Doubly Linked List Implementation
The vector we've already seen has a perfectly adequate implementation to be a Bidirectional List. All we need to do is add the extra member functions to it and its iterator; the old ones don't have to change.
type Vector<item-type> ... # already-existing data and methods
Implement this in terms of the original
insert-after() method. After that runs, we have to adjust iter's index so that it still refers to the same element.
method insert(iter:Bidirectional List Iterator<item-type>, new-item:item-type) insert-after(new Vector-Iterator(iter.array, iter.index-1)) iter.move-next() end method
Also implement this on in terms of an old function. After
remove-after() runs, the index will already be correct.
method remove(iter:Bidirectional List Iterator<item-type>) remove-after(new Vector-Iterator(iter.array, iter.index-1)) end method end type
In order to choose the correct data structure for the job, we need to have some idea of what we're going to *do* with the data.
- Do we know that we'll never have more than 100 pieces of data at any one time, or do we need to occasionally handle gigabytes of data ?

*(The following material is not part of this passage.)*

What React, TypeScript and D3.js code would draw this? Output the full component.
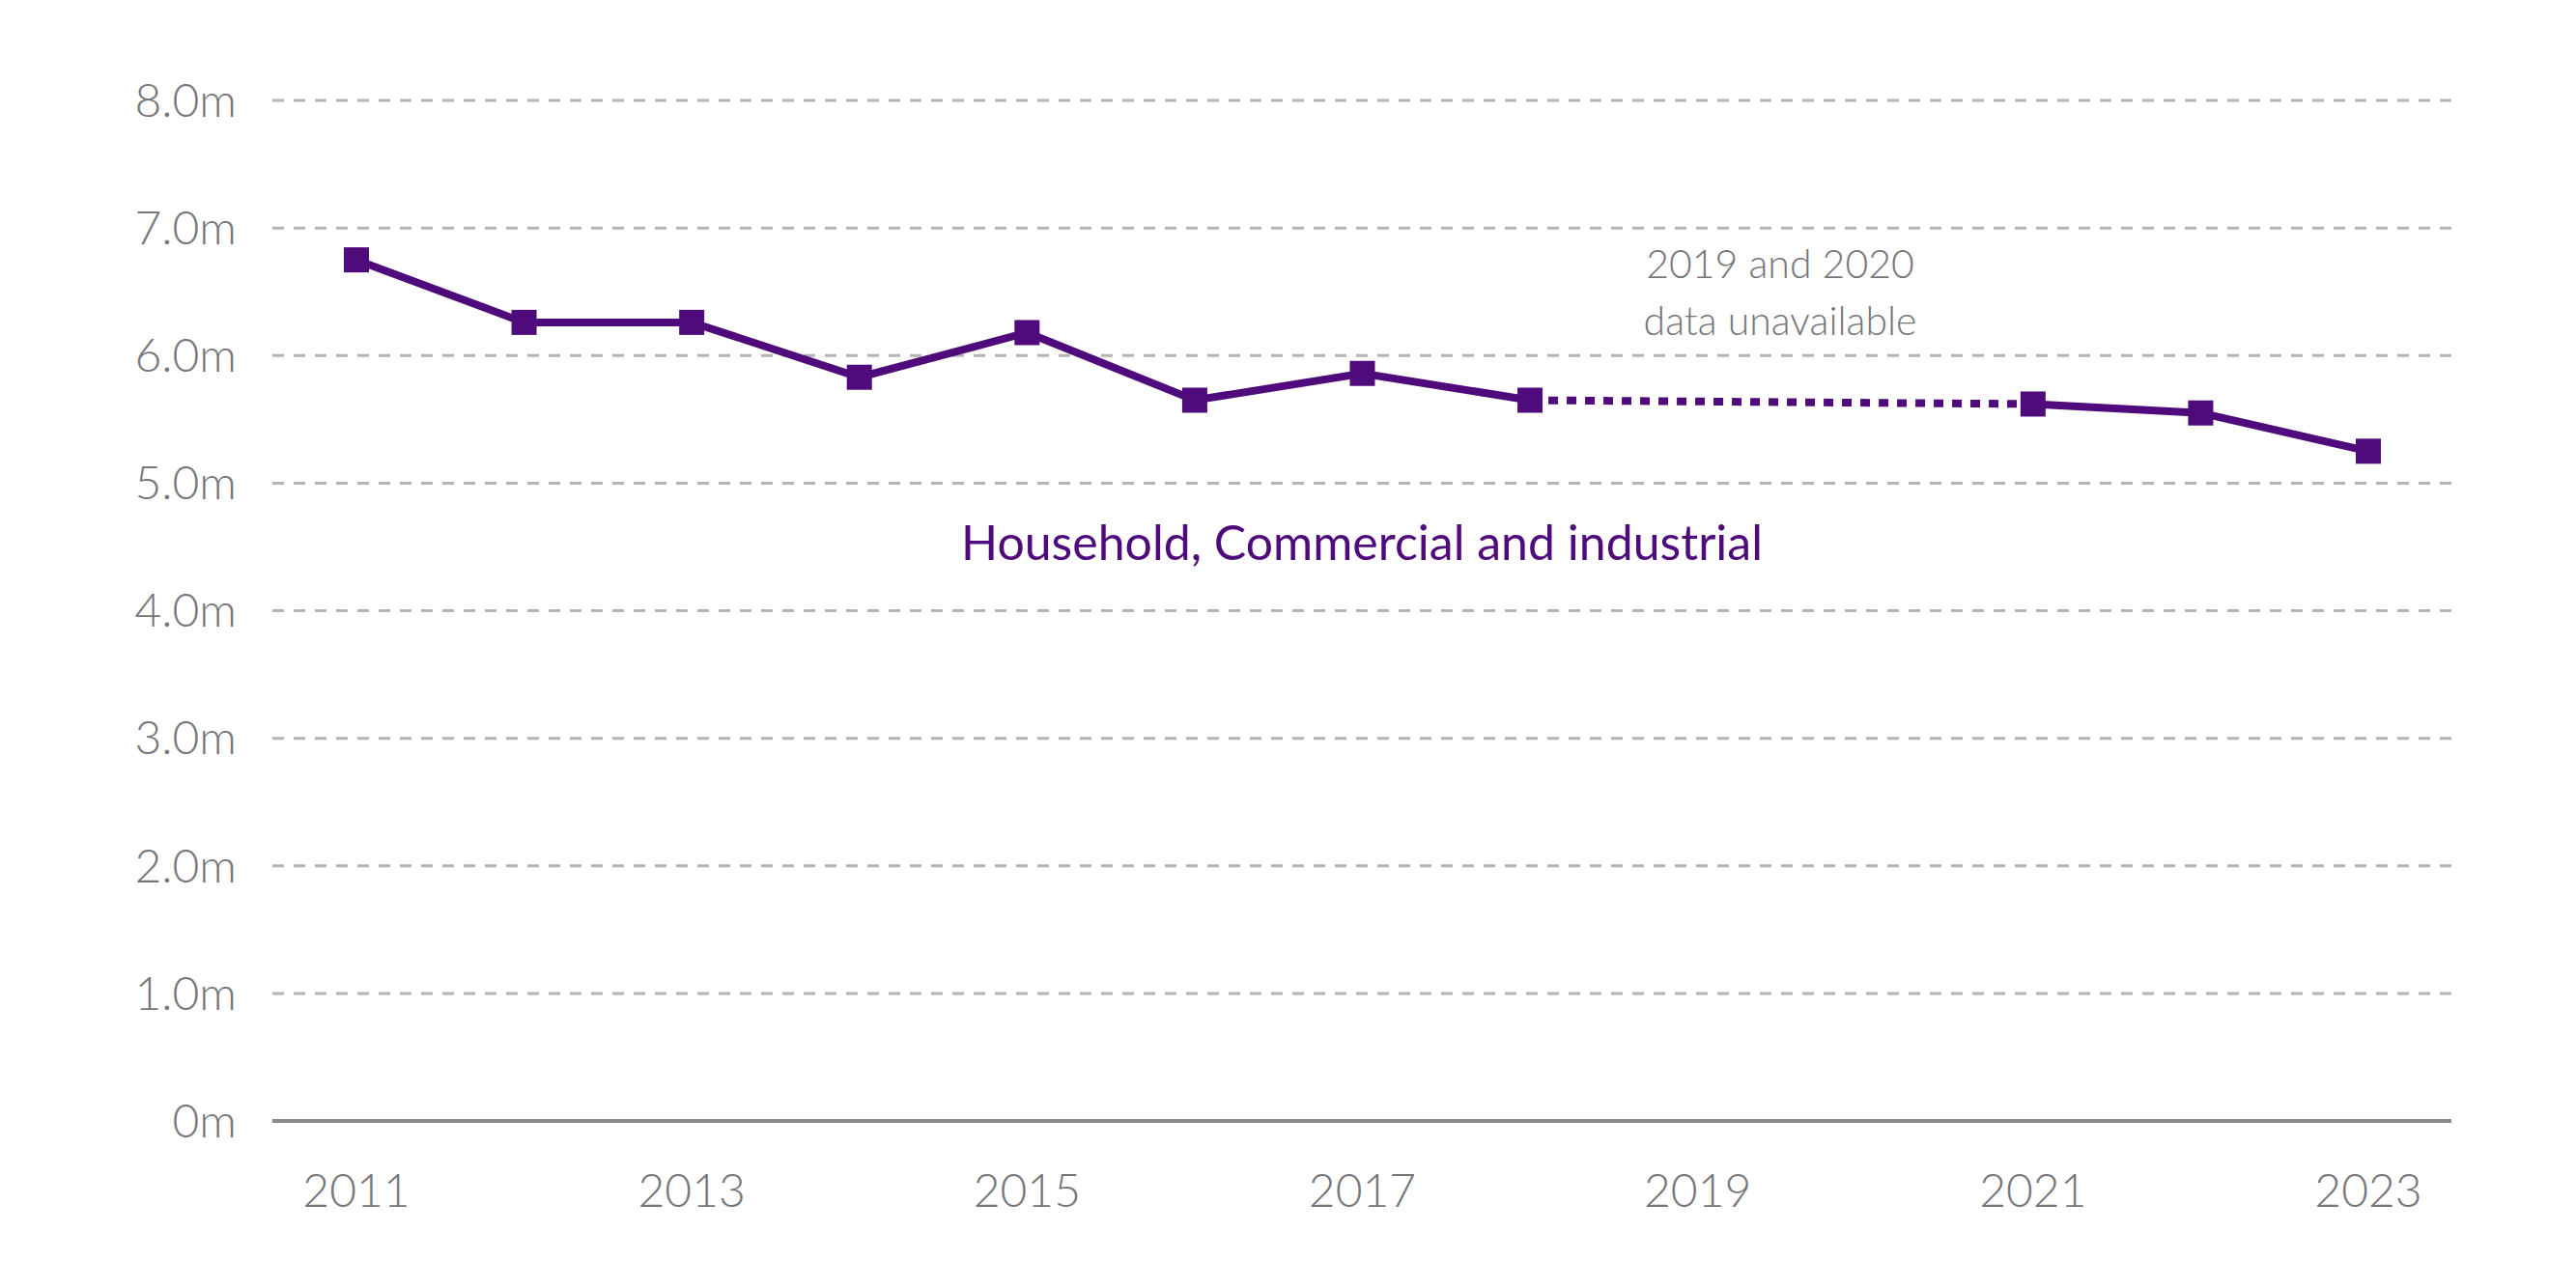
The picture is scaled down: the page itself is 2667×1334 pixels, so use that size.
import * as d3 from 'd3'
import React from 'react'

const years = [2011, 2012, 2013, 2014, 2015, 2016, 2017, 2018, 2021, 2022, 2023]
const values = [6.75, 6.26, 6.26, 5.83, 6.18, 5.65, 5.86, 5.65, 5.62, 5.55, 5.25]
const yTicks = [0, 1, 2, 3, 4, 5, 6, 7, 8]
const xTicks = [2011, 2013, 2015, 2017, 2019, 2021, 2023]

const W = 2667
const H = 1334
const purple = '#4f0b7b'
const grey = '#76767a'
const font = 'Lato, "Open Sans", sans-serif'

const App = () => {
  const x = d3.scaleLinear().domain([2011, 2023]).range([369, 2452])
  const y = d3.scaleLinear().domain([0, 8]).range([1161, 104])

  const pts = years.map((yr, i) => ({ yr, v: values[i] }))
  const line = d3.line<{ yr: number; v: number }>().x(d => x(d.yr)).y(d => y(d.v))
  const before = pts.filter(p => p.yr <= 2018)
  const after = pts.filter(p => p.yr >= 2021)
  const gap = pts.filter(p => p.yr === 2018 || p.yr === 2021)

  return (
    <svg width={W} height={H} style={{ position: 'absolute', left: 0, top: 0, background: '#fff' }}>
      {yTicks.map(t => (
        <g key={t}>
          {t > 0 && (
            <line x1={282} x2={2538} y1={y(t)} y2={y(t)} stroke="#b4b4b4" strokeWidth={3} strokeDasharray="12 10" />
          )}
          <text x={245} y={y(t)} dy="0.35em" textAnchor="end" fontFamily={font} fontWeight={300} fontSize={48} fill={grey}>
            {t === 0 ? '0m' : `${t.toFixed(1)}m`}
          </text>
        </g>
      ))}
      <line x1={282} x2={2538} y1={y(0)} y2={y(0)} stroke="#8a8a8a" strokeWidth={4} />
      {xTicks.map(t => (
        <text key={t} x={x(t)} y={1250} textAnchor="middle" fontFamily={font} fontWeight={300} fontSize={48} fill={grey}>
          {t}
        </text>
      ))}
      <path d={line(before) || ''} fill="none" stroke={purple} strokeWidth={8} />
      <path d={line(after) || ''} fill="none" stroke={purple} strokeWidth={8} />
      <path d={line(gap) || ''} fill="none" stroke={purple} strokeWidth={8} strokeDasharray="10 9" />
      {pts.map(p => (
        <rect key={p.yr} x={x(p.yr) - 13} y={y(p.v) - 13} width={26} height={26} fill={purple} />
      ))}
      <text x={1410} y={580} textAnchor="middle" fontFamily={font} fontSize={50} fill={purple}>
        Household, Commercial and industrial
      </text>
      <text textAnchor="middle" fontFamily={font} fontWeight={300} fontSize={41} fill={grey}>
        <tspan x={1843} y={288}>2019 and 2020</tspan>
        <tspan x={1843} y={347}>data unavailable</tspan>
      </text>
    </svg>
  )
}

export default App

- How will we read the data out ? Always in chronological order ? Always sorted by name ? Randomly accessed by record number ?

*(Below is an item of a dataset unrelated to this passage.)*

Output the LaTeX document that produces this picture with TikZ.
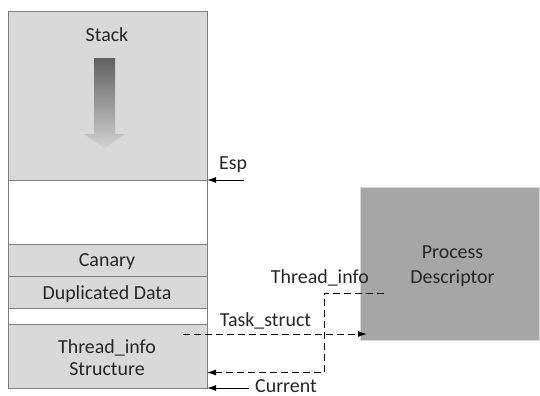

- Will we always add/delete data to the end or to the beginning ? Or will we be doing a lot of insertions and deletions in the middle ?
We must strike a balance between the various requirements. If we need to frequently read data out in 3 different ways, pick a data structure that allows us to do all 3 things not-too-slowly. Don't pick some data structure that's unbearably slow for *one* way, no matter how blazingly fast it is for the other ways.

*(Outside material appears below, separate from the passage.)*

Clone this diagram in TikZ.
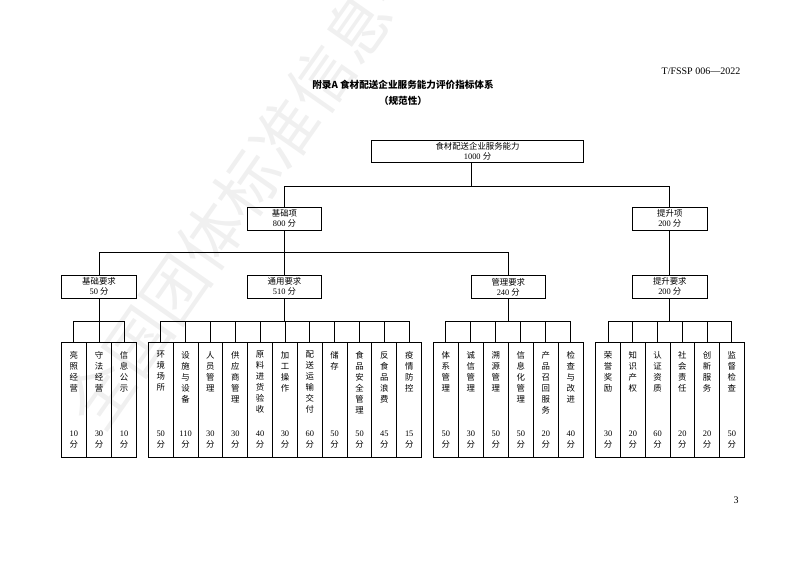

Often the shortest, simplest programming solution for some task will use a linear (1D) array.
If we keep our data as an ADT, that makes it easier to temporarily switch to some other underlying data structure, and objectively measure whether it's faster or slower.
Advantages / Disadvantages
For the most part, an advantage of an array is a disadvantage of a linked-list, and vice versa.
- Array Advantages (vs. Link-Lists)
- Index - Fast access to every element in the array using an index , not so with linked list where elements in beginning must be traversed to your desired element.
- Faster - In general, It is faster to access an element in an array than accessing an element in a linked-list.
- Link-Lists Advantages (vs. Arrays)
- Resize - Can easily resize the link-list by adding elements without affecting the majority of the other elements in the link-list.
- Insertion - Can easily insert an element in the middle of a linked-list, (the element is created and then you code pointers to link this element to the other element(s) in the link-list).
Side-note: - How to insert an element in the middle of an array. If an array is not full, you take all the elements after the spot or index in the array you want to insert, and move them forward by 1, then insert your element. If the array is already full and you want to insert an element, you would have to, in a sense, 'resize the array.' A new array would have to be made one size larger than the original array to insert your element, then all the elements of the original array are copied to the new array taking into consideration the spot or index to insert your element, then insert your element.